There are of course many other ways to mix keywords, summary sentences, and progressive disclosure. However, in our initial experience, these 5 schemes seemed the most promising, and we hence selected them for our experiments. Also note that in all of these methods, only one state is used if an entire STU happens to fit on a single line. Similarly, if an STU consists of only one sentence, the most significant sentence is the entire STU and there are no additional state transitions.

Conclusion

Our user experiments showed that a combination of keyword extraction and text summarization gives the best performance for discovery tasks on Web pages [4]. For instance, compared to a scheme that does not summarize, we found that for some tasks our best scheme cut the completion time by a factor of 3 or 4. Our overall results suggest that summarization approaches are key to successful PDA-based user interactions with the World-Wide Web. Information task completion times and input effort can be significantly reduced if summarization techniques of various forms are employed.

References

[1] O. Buyukkokten, H. Garcia-Molina, A. Paepcke, and T. Winograd, Power Browser: Efficient Web Browsing for PDAs, In Proc. of the Conf. on Human Factors in Computing Systems, CHI'00, 2000, pp. 430-437.

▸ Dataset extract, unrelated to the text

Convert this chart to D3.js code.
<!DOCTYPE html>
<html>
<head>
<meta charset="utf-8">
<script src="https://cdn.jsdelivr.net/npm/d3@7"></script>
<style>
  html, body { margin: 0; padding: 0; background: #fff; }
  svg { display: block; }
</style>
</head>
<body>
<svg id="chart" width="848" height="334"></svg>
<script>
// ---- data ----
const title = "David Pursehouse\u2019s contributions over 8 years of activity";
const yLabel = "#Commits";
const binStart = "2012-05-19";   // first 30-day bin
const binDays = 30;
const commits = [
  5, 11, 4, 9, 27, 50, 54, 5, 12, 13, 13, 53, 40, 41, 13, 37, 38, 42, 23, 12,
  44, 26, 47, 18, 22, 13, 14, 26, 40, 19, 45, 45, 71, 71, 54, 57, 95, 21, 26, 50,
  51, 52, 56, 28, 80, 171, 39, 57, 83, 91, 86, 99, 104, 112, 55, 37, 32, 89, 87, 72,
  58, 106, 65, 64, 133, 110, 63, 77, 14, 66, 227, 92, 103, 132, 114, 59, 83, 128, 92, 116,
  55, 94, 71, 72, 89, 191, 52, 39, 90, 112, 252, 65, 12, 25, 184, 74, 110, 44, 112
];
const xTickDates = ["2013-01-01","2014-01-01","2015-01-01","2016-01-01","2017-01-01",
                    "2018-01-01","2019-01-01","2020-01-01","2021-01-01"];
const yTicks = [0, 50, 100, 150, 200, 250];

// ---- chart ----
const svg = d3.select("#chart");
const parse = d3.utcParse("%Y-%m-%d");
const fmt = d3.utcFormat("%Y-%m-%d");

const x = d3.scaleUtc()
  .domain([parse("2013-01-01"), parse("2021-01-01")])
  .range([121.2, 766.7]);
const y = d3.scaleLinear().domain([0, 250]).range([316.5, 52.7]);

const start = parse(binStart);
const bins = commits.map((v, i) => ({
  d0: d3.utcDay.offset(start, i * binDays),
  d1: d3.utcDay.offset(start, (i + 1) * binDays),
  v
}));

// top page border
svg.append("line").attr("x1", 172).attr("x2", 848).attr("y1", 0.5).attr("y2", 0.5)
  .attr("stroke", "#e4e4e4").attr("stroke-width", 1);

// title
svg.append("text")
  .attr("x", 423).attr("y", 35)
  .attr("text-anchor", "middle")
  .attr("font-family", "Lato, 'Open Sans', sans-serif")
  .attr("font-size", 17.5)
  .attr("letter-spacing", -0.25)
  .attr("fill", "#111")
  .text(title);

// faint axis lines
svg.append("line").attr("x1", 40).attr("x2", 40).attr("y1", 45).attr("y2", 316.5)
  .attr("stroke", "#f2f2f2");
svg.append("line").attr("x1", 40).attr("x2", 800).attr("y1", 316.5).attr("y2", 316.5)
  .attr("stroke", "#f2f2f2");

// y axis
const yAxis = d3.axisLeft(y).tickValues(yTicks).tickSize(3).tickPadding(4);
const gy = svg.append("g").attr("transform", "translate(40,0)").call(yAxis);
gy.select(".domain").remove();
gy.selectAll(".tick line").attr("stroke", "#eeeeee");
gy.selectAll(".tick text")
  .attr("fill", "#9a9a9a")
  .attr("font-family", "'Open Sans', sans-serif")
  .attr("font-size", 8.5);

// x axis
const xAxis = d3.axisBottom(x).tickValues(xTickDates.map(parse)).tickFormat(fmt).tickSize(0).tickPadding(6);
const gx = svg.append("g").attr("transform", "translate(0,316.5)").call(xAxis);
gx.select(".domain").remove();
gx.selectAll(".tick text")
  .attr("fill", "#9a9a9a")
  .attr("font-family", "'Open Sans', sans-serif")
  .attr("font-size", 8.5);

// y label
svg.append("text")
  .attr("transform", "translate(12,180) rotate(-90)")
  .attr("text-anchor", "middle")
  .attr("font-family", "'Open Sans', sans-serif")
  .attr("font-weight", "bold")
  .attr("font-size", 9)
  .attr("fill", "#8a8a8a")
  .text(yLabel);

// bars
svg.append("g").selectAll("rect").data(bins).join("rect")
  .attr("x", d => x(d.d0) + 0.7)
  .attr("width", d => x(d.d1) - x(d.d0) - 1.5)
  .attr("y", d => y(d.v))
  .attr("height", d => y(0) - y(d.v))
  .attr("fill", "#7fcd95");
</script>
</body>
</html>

[2] O. Buyukkokten, H. Garcia-Molina, and A. Paepcke, Focused Web Searching with PDAs, In Proc. of 9th Int. World-Wide Web Conf., 2000, pp. 213-230.

[3] O. Buyukkokten, H. Garcia-Molina, A, Paepcke, Accordion Summarization for End-Game Browsing on PDAs and Cellular Phones, , In Proc. of the Conf. on Human Factors in Computing Systems, CHI'01, 2001.

[4] O. Buyukkokten, H. Garcia-Molina, A, Paepcke, Seeing the Whole in Parts: Text Summarization for Web Browsing on Handheld Devices", In Proc. of 10th Int. World-Wide Web Conf., 2001.

[5] O. Kaljuvee, O. Buyukkokten, H. Garcia-Molina, and A. Paepcke, Efficient Form Entry on PDAs, In Proc. of 10th Int. World-Wide Web Conf., 2001.